NLog version: 5.1.2 (and 5.2.8 оnly in a test environment)
Platform: .NET6 - 6.0.25 (and 6.0.27 оnly in a test environment)
Current NLog config

"default-wrapper": { 
  "type": "AsyncWrapper",
  "overflowAction": "Block",
}

and a few file targets (about 10) and one target for console output.

We got a suspension of a web application after the Trace logging level was enabled and some time had passed.
Trace level logging was enabled to resolve application issues, the logging level is not directly related to this issue, but I note it as the fact that the amount of logs the application was generating increased.

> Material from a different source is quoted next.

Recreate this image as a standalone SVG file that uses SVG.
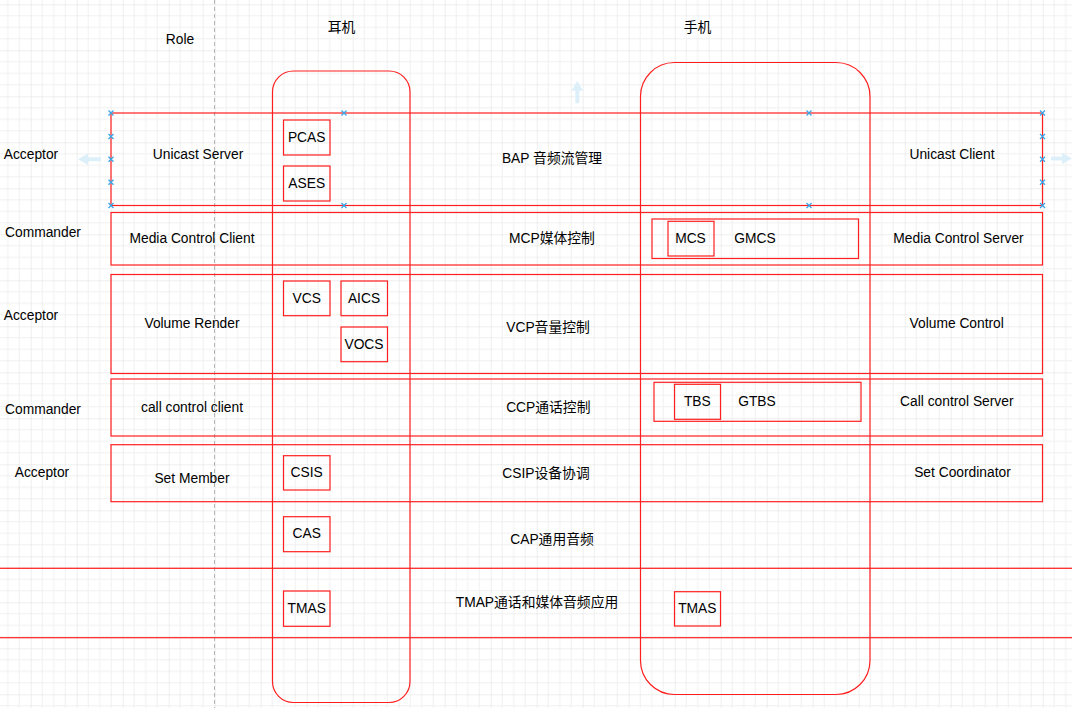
<svg xmlns="http://www.w3.org/2000/svg" width="1072" height="708" viewBox="0 0 1072 708">
<defs>
<pattern id="grid" patternUnits="userSpaceOnUse" x="30.7" y="4.3" width="46" height="46">
<path d="M11.5 0V46M23 0V46M34.5 0V46M0 11.5H46M0 23H46M0 34.5H46" stroke="#f0f0f0" stroke-width="1" fill="none"/>
<path d="M0 0V46M0 0H46" stroke="#dedede" stroke-width="1" fill="none"/>
</pattern>
<path id="hx" d="M-2.5 -2.5L2.5 2.5M-2.5 2.5L2.5 -2.5" stroke="#3aa6e8" stroke-width="1.3" fill="none"/>
</defs>
<style>
.b{fill:none;stroke:#ff1f1f;stroke-width:1.2}
.t{font-family:"Liberation Sans","Noto Sans CJK SC",sans-serif;font-size:13.8px;fill:#000;text-anchor:middle}
.ha{fill:#d9eefa;opacity:0.9}
</style>
<rect width="1072" height="708" fill="#fff"/>
<rect width="1072" height="708" fill="url(#grid)"/>
<line x1="214.5" y1="0" x2="214.5" y2="708" stroke="#b5b5b5" stroke-width="1" stroke-dasharray="4 3"/>

<g id="titles">
<text class="t" x="180" y="39" dy="0.35em">Role</text>
<text class="t" x="341.5" y="27" dy="0.35em">耳机</text>
<text class="t" x="697.5" y="27" dy="0.35em">手机</text>
</g>
<g id="roles">
<text class="t" x="31" y="154.5" dy="0.35em">Acceptor</text>
<text class="t" x="43" y="232" dy="0.35em">Commander</text>
<text class="t" x="31" y="315" dy="0.35em">Acceptor</text>
<text class="t" x="43" y="409" dy="0.35em">Commander</text>
<text class="t" x="42" y="472" dy="0.35em">Acceptor</text>
</g>

<g id="col-earphone"><rect class="b" x="272.5" y="71" width="137.5" height="631.5" rx="21" ry="21"/></g>
<g id="col-phone"><rect class="b" x="640.5" y="62.5" width="229.5" height="632" rx="34" ry="34"/></g>

<g id="row-bap">
<rect class="b" x="111" y="113" width="931.5" height="92.5"/>
<text class="t" x="198" y="154.5" dy="0.35em">Unicast Server</text>
<text class="t" x="552" y="158.5" dy="0.35em">BAP 音频流管理</text>
<text class="t" x="952" y="154.5" dy="0.35em">Unicast Client</text>
</g>
<g id="pcas"><rect class="b" x="283.5" y="120" width="46.5" height="35"/><text class="t" x="306.7" y="137.5" dy="0.35em">PCAS</text></g>
<g id="ases"><rect class="b" x="283.5" y="166" width="46.5" height="35"/><text class="t" x="306.7" y="183.5" dy="0.35em">ASES</text></g>

<g id="row-mcp">
<rect class="b" x="111" y="212.5" width="931.5" height="52.5"/>
<text class="t" x="192" y="238.3" dy="0.35em">Media Control Client</text>
<text class="t" x="552" y="238" dy="0.35em">MCP媒体控制</text>
<text class="t" x="958.5" y="238.3" dy="0.35em">Media Control Server</text>
</g>
<g id="gmcs"><rect class="b" x="652" y="219" width="206.5" height="39.5"/><text class="t" x="755" y="238.3" dy="0.35em">GMCS</text></g>
<g id="mcs"><rect class="b" x="668" y="221.3" width="46" height="34.7"/><text class="t" x="690.5" y="238.3" dy="0.35em">MCS</text></g>

<g id="row-vcp">
<rect class="b" x="111" y="274.5" width="931.5" height="99"/>
<text class="t" x="192" y="323.3" dy="0.35em">Volume Render</text>
<text class="t" x="548" y="326.7" dy="0.35em">VCP音量控制</text>
<text class="t" x="956.7" y="323.3" dy="0.35em">Volume Control</text>
</g>
<g id="vcs"><rect class="b" x="283.5" y="281" width="46.5" height="34.7"/><text class="t" x="306.7" y="298.3" dy="0.35em">VCS</text></g>
<g id="aics"><rect class="b" x="341" y="281" width="46.5" height="34.7"/><text class="t" x="364" y="298.3" dy="0.35em">AICS</text></g>
<g id="vocs"><rect class="b" x="341" y="327" width="46.5" height="34.7"/><text class="t" x="364" y="344" dy="0.35em">VOCS</text></g>

<g id="row-ccp">
<rect class="b" x="111" y="379" width="931.5" height="57"/>
<text class="t" x="192" y="406.7" dy="0.35em">call control client</text>
<text class="t" x="548.3" y="407" dy="0.35em">CCP通话控制</text>
<text class="t" x="956.8" y="401" dy="0.35em">Call control Server</text>
</g>
<g id="gtbs"><rect class="b" x="654" y="382.3" width="207" height="39"/><text class="t" x="757" y="401" dy="0.35em">GTBS</text></g>
<g id="tbs"><rect class="b" x="674.5" y="384.3" width="46" height="35"/><text class="t" x="697.3" y="401" dy="0.35em">TBS</text></g>

<g id="row-csip">
<rect class="b" x="111" y="444.7" width="931.5" height="57"/>
<text class="t" x="192" y="478.3" dy="0.35em">Set Member</text>
<text class="t" x="546" y="472.7" dy="0.35em">CSIP设备协调</text>
<text class="t" x="962.5" y="472.3" dy="0.35em">Set Coordinator</text>
</g>
<g id="csis"><rect class="b" x="283.5" y="455.7" width="46.5" height="34.3"/><text class="t" x="306.7" y="471.7" dy="0.35em">CSIS</text></g>

<g id="cap">
<text class="t" x="552" y="539.3" dy="0.35em">CAP通用音频</text>
</g>
<g id="cas"><rect class="b" x="283.5" y="516.7" width="46.5" height="35"/><text class="t" x="306.7" y="533.3" dy="0.35em">CAS</text></g>

<g id="row-tmap">
<rect class="b" x="-10" y="568.3" width="1092" height="69.4"/>
<text class="t" x="537" y="601.7" dy="0.35em">TMAP通话和媒体音频应用</text>
</g>
<g id="tmas-left"><rect class="b" x="283.5" y="591" width="46.5" height="35.3"/><text class="t" x="306.7" y="607.7" dy="0.35em">TMAS</text></g>
<g id="tmas-right"><rect class="b" x="674.5" y="591.7" width="46" height="34.3"/><text class="t" x="697.3" y="608.3" dy="0.35em">TMAS</text></g>

<g id="selection-handles">
<use href="#hx" x="111" y="113"/><use href="#hx" x="344" y="113"/><use href="#hx" x="809" y="113"/><use href="#hx" x="1042.5" y="113"/>
<use href="#hx" x="111" y="205.5"/><use href="#hx" x="344" y="205.5"/><use href="#hx" x="809" y="205.5"/><use href="#hx" x="1042.5" y="205.5"/>
<use href="#hx" x="111" y="136.5"/><use href="#hx" x="111" y="159.3"/><use href="#hx" x="111" y="182.3"/>
<use href="#hx" x="1042.5" y="136.5"/><use href="#hx" x="1042.5" y="159.3"/><use href="#hx" x="1042.5" y="182.3"/>
<path class="ha" d="M78 159.3L88 153.5V157.3H101V161.3H88V165.1Z"/>
<path class="ha" d="M1072 158.5L1062 152.7V156.5H1051V160.5H1062V164.3Z"/>
<path class="ha" d="M577.3 80.7L571.5 90.7H575.3V103.3H579.3V90.7H583.1Z"/>
</g>
<g id="connectors"/>
</svg>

After investigation, we have come to the following conclusions:
There was a decrease in disk I/O for a short period of time, but it caused AsyncWrapper to reach its limit in the queue.
Since this is an asp .net application, once the request is received, the framework logs the fact that it started, and gets into lockdown.
Starts creating threads by the thread pool, which are given to new requests and also go into lock, and for the Timer from AsyncTargetWrapper does not get them.
Downtime of the application ended with a memory dump where 600+ threads from the thread pool were waiting here:

OS Thread Id: 0x5db4
        Child SP               IP Call Site
000000F00707ECB8 00007fff56fb1274 [HelperMethodFrame_1OBJ: 000000f00707ecb8] System.Threading.Monitor.ObjWait(Int32, System.Object)
000000F00707EDE0 00007FFED99074D7 NLog.Targets.Wrappers.ConcurrentRequestQueue.WaitForBelowRequestLimit() [/_/src/NLog/Targets/Wrappers/ConcurrentRequestQueue.cs @ 147]
000000F00707EE50 00007FFED22A3140 NLog.Targets.Wrappers.ConcurrentRequestQueue.Enqueue(NLog.Common.AsyncLogEventInfo) [/_/src/NLog/Targets/Wrappers/ConcurrentRequestQueue.cs @ 94]
000000F00707EEB0 00007FFED22A1E36 NLog.Targets.Wrappers.AsyncTargetWrapper.Write(NLog.Common.AsyncLogEventInfo) [/_/src/NLog/Targets/Wrappers/AsyncTargetWrapper.cs @ 433]
000000F00707EF00 00007FFED22A1D61 NLog.Targets.Wrappers.AsyncTargetWrapper.WriteAsyncThreadSafe(NLog.Common.AsyncLogEventInfo) [/_/src/NLog/Targets/Wrappers/AsyncTargetWrapper.cs @ 451]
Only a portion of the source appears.